TTFB is the time taken from the beginning of #1 to the beginning of #4 (literally, when the first byte of content is received).
If we look at #2, since the content needs to be rendered, this implies that pages with more content have a longer TTFB. As an example, page resource URLs such as images will typically have 10X faster TTFB than HTML pages.
Since #3 regards data transfer, TTFB is also affected by the connection speed and available bandwidth, both for the server sending, and the user receiving.
In short, if your pages are heavy, or the server takes a long time to send the data, TTFB will be higher.
Now, if we return to our speed setting of URLs/second, it should be clearer how TTFB fits into the equation (since TTFB is effectively measuring 'download time'). Say we have the default settings of 5 URLs/second as the maximum speed, with 4 threads available for crawling.
If the TTFB is roughly 500ms per URL (= 0.5 seconds), this means each thread could theoretically download 2 URLs per second, so all 4 threads could do 8 URLs/second at a maximum. Since the 5 URLs/second limit would kick in, it wouldn't actually do this, but it could, on that particular website.
Say, however, that the TTFB was actually more like 3 seconds. This means that the 4 threads could only crawl 4/3 = 1.33 URLs/second!
TTFB of 3 seconds is slow. Per our definition above, this means that either the pages are very heavy or the server is not up to much. Either way, throwing more threads at it is unlikely to be a good course of action.
In circumstances like this, our advice is twofold:
- Crawl the site slowly. By sticking to something like a 5 URL/s limit you are automatically throttling based on TTFB, view this as a positive.
- Encourage the site owner to improve site speed!
Crawling responsibly - but faster!
No matter how many times we say 'slower is better', we know the stock answer is always 'yeah but I want to go faster'.
Without wanting to compare crawling a website to underage sex; "if you're going to do it anyway, at least do it responsibly!"
In Sitebulb we give users the option to increase speeds up to 25 URLs/second, and even control the threads with no rate limit. Suffice it to say we advise caution when doing this.

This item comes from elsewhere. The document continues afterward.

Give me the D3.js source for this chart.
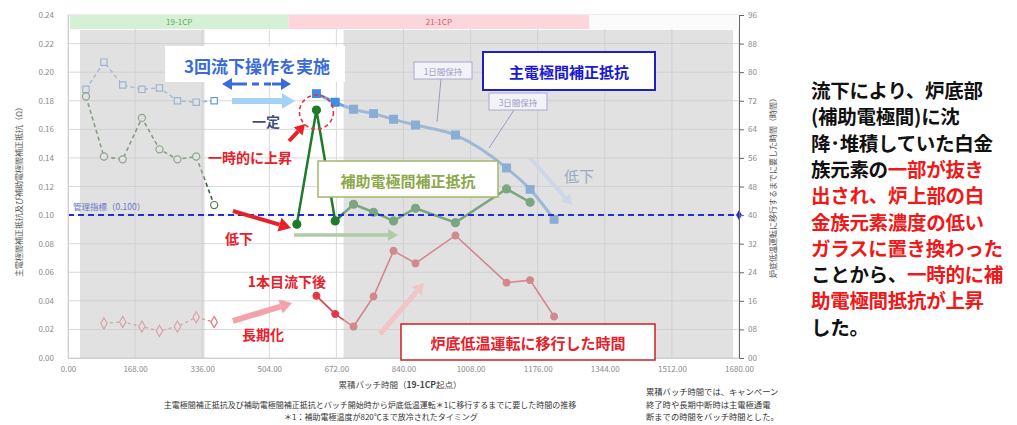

We suggest you consider the following:
- Think about when you're going to crawl the site. Crawling an ecommerce site at lunch time is probably not a good idea. Look at Google Analytics to check when the site is at its quietest.
- The server must be able to handle the through put as well. Do you know the spec of the machine? Is it in a shared hosting environment?
- Can the CMS and database handle a barrage of requests?
- Is the HTML clean, not bloated and broken?
- Check in on the crawl at various points. Has the TTFB increased dramatically? If so you may need to pause the audit and slow it down.
Finally - what do Google say about it?
Google is a company literally built on crawling, and they sure as shit care about getting things done fast. It's fair to assume they know a thing or two about it.
In their own words (emphasis mine):
"Our goal is to crawl as many pages from your site as we can on each visit without overwhelming your server's bandwidth."
Whether you stay 'slow and safe' or try to push the boundaries of what you can get away with, we urge you to take a little time to make sure you're crawling responsibly.